The rich data approach seeks to prevent endogeneity by anticipating likely omitted confounders and including them as controls. Conceptually, it treats endogeneity as a partial-correlation problem: if the focal predictor is driven by observable exogenous confounds, conditioning on these variables removes the endogenous component of the predictor . This logic implies that researchers should (i) theorize which confounders are plausibly omitted, (ii) prioritize collecting corresponding data, and (iii) incorporate these variables into the estimation. In marketing contexts, this approach is both feasible and effective when detailed behavioral and transactional data are available.
Application: Omitted variables
Untestable assumption: Sources of endogeneity can be measured with control variables.
Rich covariate information also enables matching approaches that address treatment selection by comparing units with similar observed characteristics but different treatment statuses. Recent implementations scale matching to high-dimensional settings and accommodate continuous treatments, for example through tree-based methods for propensity estimation or outcome modeling. Nonetheless, matching remains limited to balancing observed covariates and cannot address selection on unobservables, and relies on the untestable parallel trends assumption to identify causal effects.

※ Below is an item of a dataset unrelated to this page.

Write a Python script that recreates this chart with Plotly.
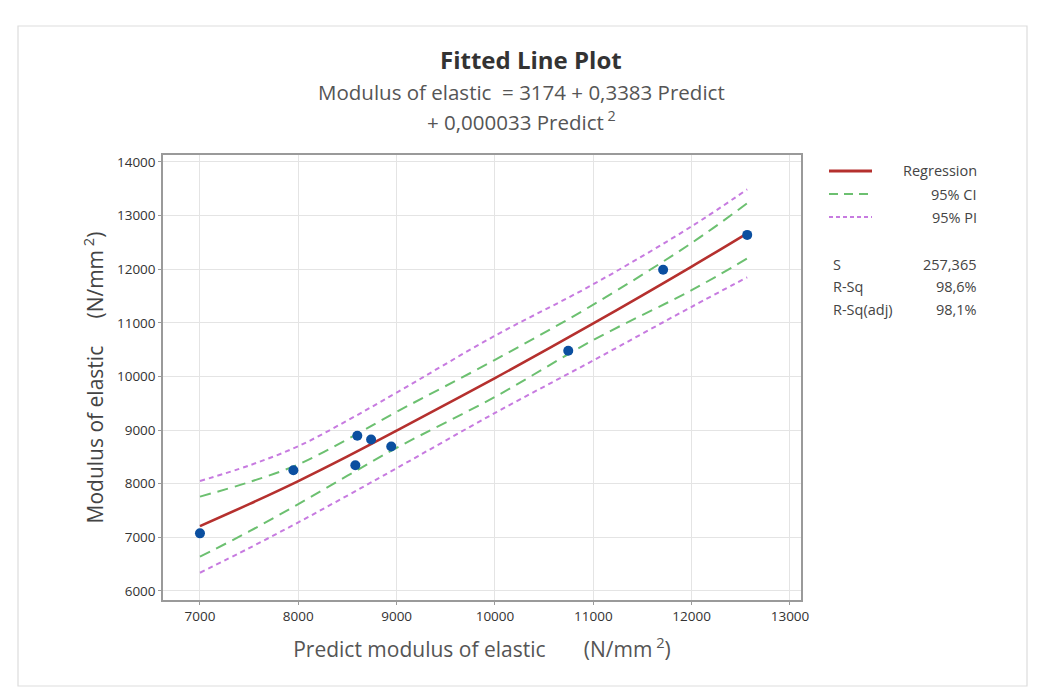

Application: Treatment selection
Untestable assumption: Sources of endogeneity can be removed with matching.
Fixed effects approaches mitigate endogeneity by absorbing unobserved heterogeneity associated with higher-level entities in which observations are nested. Dummy variables capture unobserved factors that are constant within clusters or time periods, such as customer-specific traits or day-of-the-week effects, but they do not address omitted variables that vary within clusters or periods.
Application: Omitted variables
Untestable assumption: Sources of endogeneity can be captured by dummy controls.
Panel fixed effects extend this logic by exploiting repeated observations of the same units over time. In such settings, time fixed effects absorb shocks common to all units in a given period, unit fixed effects absorb stable differences across units, and two-way fixed effects address endogeneity driven by these two sources. However, they do not address unobserved shocks that vary by unit and time, which require additional time-varying controls
Application: Omitted variables
Untestable assumption: Sources of endogeneity can be captured by panel fixed effects.
Panel data also allow related transformations such as first-differencing, which estimate effects from within-unit changes rather than levels (dynamic panel approaches).
Application: Omitted variables
Untestable assumption: Sources of endogeneity can be removed by using deep lags of the DV as instrumental variables.
Latent-variable approaches attempt to proxy unobserved factors that lead to unobserved heterogeneity by inferring them from observed data patterns rather than measuring them directly. These methods capture persistent, systematic heterogeneity by allocating units or texts to latent segments or dimensions.
Application: Omitted variables
Untestable assumption: Sources of endogeneity can be measured with latent control variables.
A pragmatic approach to mitigating simultaneity is temporal separation, which lags the focal predictor so that it is measured prior to the outcome. While lagging strengthens temporal precedence, it does not guarantee exogeneity. Lagged predictors remain endogenous when earlier outcomes or forward-looking expectations influence earlier decisions, generating feedback that persists across periods
Application: Simultaneity
Untestable assumption: Sources of endogeneity can be removed by lagging the predictor in fin-grained data.
Systematic measurement error may attenuate or inflate the observed effect. In survey research, its consequences have long been recognized. However, similar issues arise when constructs are extracted from unstructured data such as text, images, or audio using machine learning, and measurement error correction is needed here too. ML-generated variables should be treated as error-prone measures. At a minimum, researchers should report out-of-sample predictive performance using validation data and conduct sensitivity analyses over plausible error rates, recognizing that classification error depends on the labeling threshold. When the measurement-error process can be approximated, for example as classical additive error for continuous measures or as misclassification characterized by sensitivity and specificity, simulation-based correction methods such as SIMEX for continuous variables and MC-SIMEX for discrete variables offer a practical way to propagate first-stage prediction error into second-stage estimates.
Application: Measurement error
Untestable assumption: Sources of endogeneity can be removed by accounting for measurement error.